REvolve: Reward Evolution with Large Language Models using Human Feedback
Rishi Hazra, Alkis Sygkounas, Andreas Persson, Amy Loutfi, Pedro Zuidberg Dos Martires
TL;DR
REvolve reframes reward design for reinforcement learning as an evolutionary search guided by human feedback, using GPT-4 as a reward designer and genetic programming with an island model to evolve executable Python reward functions. By treating human preferences as non-differentiable fitness signals and deploying LLMs as intelligent genetic operators, REvolve avoids training separate reward models and yields interpretable, task-specific rewards. Across autonomous driving, humanoid locomotion, and dexterous manipulation, REvolve outperforms greedy LLM-based methods like Eureka and surpasses baselines, approaching human expert performance in driving while maintaining diverse reward candidates. The approach highlights a scalable path to human-aligned RL in complex, tacitly defined tasks, though it entails high compute and depends on proprietary LLMs, pointing to future work in open models and real-world transfer.
Abstract
Designing effective reward functions is crucial to training reinforcement learning (RL) algorithms. However, this design is non-trivial, even for domain experts, due to the subjective nature of certain tasks that are hard to quantify explicitly. In recent works, large language models (LLMs) have been used for reward generation from natural language task descriptions, leveraging their extensive instruction tuning and commonsense understanding of human behavior. In this work, we hypothesize that LLMs, guided by human feedback, can be used to formulate reward functions that reflect human implicit knowledge.

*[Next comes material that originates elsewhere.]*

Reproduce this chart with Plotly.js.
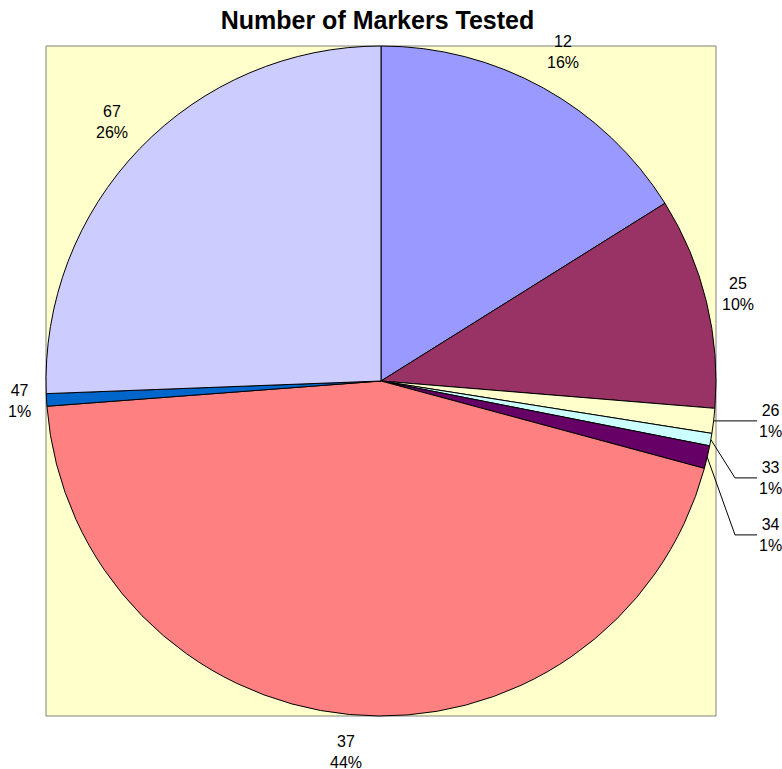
<!DOCTYPE html>
<html>
<head>
<meta charset="utf-8">
<script src="https://cdn.plot.ly/plotly-3.0.1.min.js"></script>
<style>html,body{margin:0;padding:0;background:#fff;}#chart{width:782px;height:769px;}</style>
</head>
<body>
<div id="chart"></div>
<script>
const categories = ["12", "25", "26", "33", "34", "37", "47", "67"];
const values = [16.1, 10.2, 1.2, 0.6, 1.1, 44.6, 0.6, 25.6];
const percentLabels = ["16%", "10%", "1%", "1%", "1%", "44%", "1%", "26%"];
const colors = ["#9999FF", "#993366", "#FFFFCC", "#CCFFFF", "#660066", "#FF8080", "#0066CC", "#CCCCFF"];

const W = 782, H = 769;
const M = {l: 46, r: 66, t: 46, b: 53};
const plotW = W - M.l - M.r, plotH = H - M.t - M.b;
const R = Math.min(plotW, plotH) / 2;
const cx = M.l + plotW / 2, cy = M.t + plotH / 2;
const FONT = "Liberation Sans, Arial, sans-serif";
const FS = 16;

const toPX = px => (px - M.l) / plotW;
const toPY = py => (M.t + plotH - py) / plotH;

function textWidth(s) {
  let w = 0;
  for (const ch of s) w += (ch === "%") ? 0.889 : 0.556;
  return w * FS;
}

const total = values.reduce((a, b) => a + b, 0);
const annotations = [];
const shapes = [{
  type: "rect", xref: "paper", yref: "paper", x0: 0, x1: 1, y0: 0, y1: 1,
  fillcolor: "#FFFFCC", line: {color: "#808080", width: 1}, layer: "below"
}];

let cum = 0;
let lastLeaderY = -Infinity;
const gap = 16, hh = 22;
values.forEach((v, i) => {
  const frac = v / total;
  const th = (cum + frac / 2) * 2 * Math.PI;
  cum += frac;
  const sx = Math.sin(th), sy = -Math.cos(th);
  const ex = cx + R * sx, ey = cy + R * sy;
  const txt = categories[i] + "<br>" + percentLabels[i];
  if (frac < 0.015 && sx > 0) {
    // small slice on the right: stacked label with a leader line
    const ly = Math.max(ey, lastLeaderY + 57);
    lastLeaderY = ly;
    const endX = cx + R + 41;
    const elbowX = endX - 22;
    const labX = endX + 14;
    annotations.push({
      xref: "paper", yref: "paper", x: toPX(labX), y: toPY(ly),
      xanchor: "center", yanchor: "middle", showarrow: false, align: "center",
      text: txt, font: {family: FONT, size: FS, color: "#000000"}
    });
    shapes.push({
      type: "path", xref: "paper", yref: "paper", layer: "above",
      path: "M" + toPX(ex) + "," + toPY(ey) + " L" + toPX(elbowX) + "," + toPY(ly) + " L" + toPX(endX) + "," + toPY(ly),
      line: {color: "#000000", width: 1}
    });
  } else {
    const hw = Math.max(textWidth(categories[i]), textWidth(percentLabels[i])) / 2;
    const ext = Math.min(Math.abs(sx) > 1e-6 ? hw / Math.abs(sx) : 1e9, Math.abs(sy) > 1e-6 ? hh / Math.abs(sy) : 1e9);
    const d = R + gap + ext;
    annotations.push({
      xref: "paper", yref: "paper", x: toPX(cx + d * sx), y: toPY(cy + d * sy),
      xanchor: "center", yanchor: "middle", showarrow: false, align: "center",
      text: txt, font: {family: FONT, size: FS, color: "#000000"}
    });
  }
});

const trace = {
  type: "pie",
  labels: categories,
  values: values,
  textinfo: "none",
  textposition: "none",
  sort: false,
  direction: "clockwise",
  rotation: 0,
  marker: {colors: colors, line: {color: "#000000", width: 1}},
  hoverinfo: "label+percent",
  showlegend: false,
  automargin: false
};

const layout = {
  width: W,
  height: H,
  margin: {l: M.l, r: M.r, t: M.t, b: M.b, pad: 0},
  paper_bgcolor: "#FFFFFF",
  title: {
    text: "<b>Number of Markers Tested</b>",
    font: {family: FONT, size: 25, color: "#000000"},
    x: 0.4827, xanchor: "center", y: 0.974, yanchor: "middle"
  },
  shapes: shapes,
  annotations: annotations,
  showlegend: false
};

Plotly.newPlot("chart", [trace], layout, {displayModeBar: false, staticPlot: true});
</script>
</body>
</html>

We study this in three challenging settings -- autonomous driving, humanoid locomotion, and dexterous manipulation -- wherein notions of ``good" behavior are tacit and hard to quantify. To this end, we introduce REvolve, a truly evolutionary framework that uses LLMs for reward design in RL. REvolve generates and refines reward functions by utilizing human feedback to guide the evolution process, effectively translating implicit human knowledge into explicit reward functions for training (deep) RL agents. Experimentally, we demonstrate that agents trained on REvolve-designed rewards outperform other state-of-the-art baselines.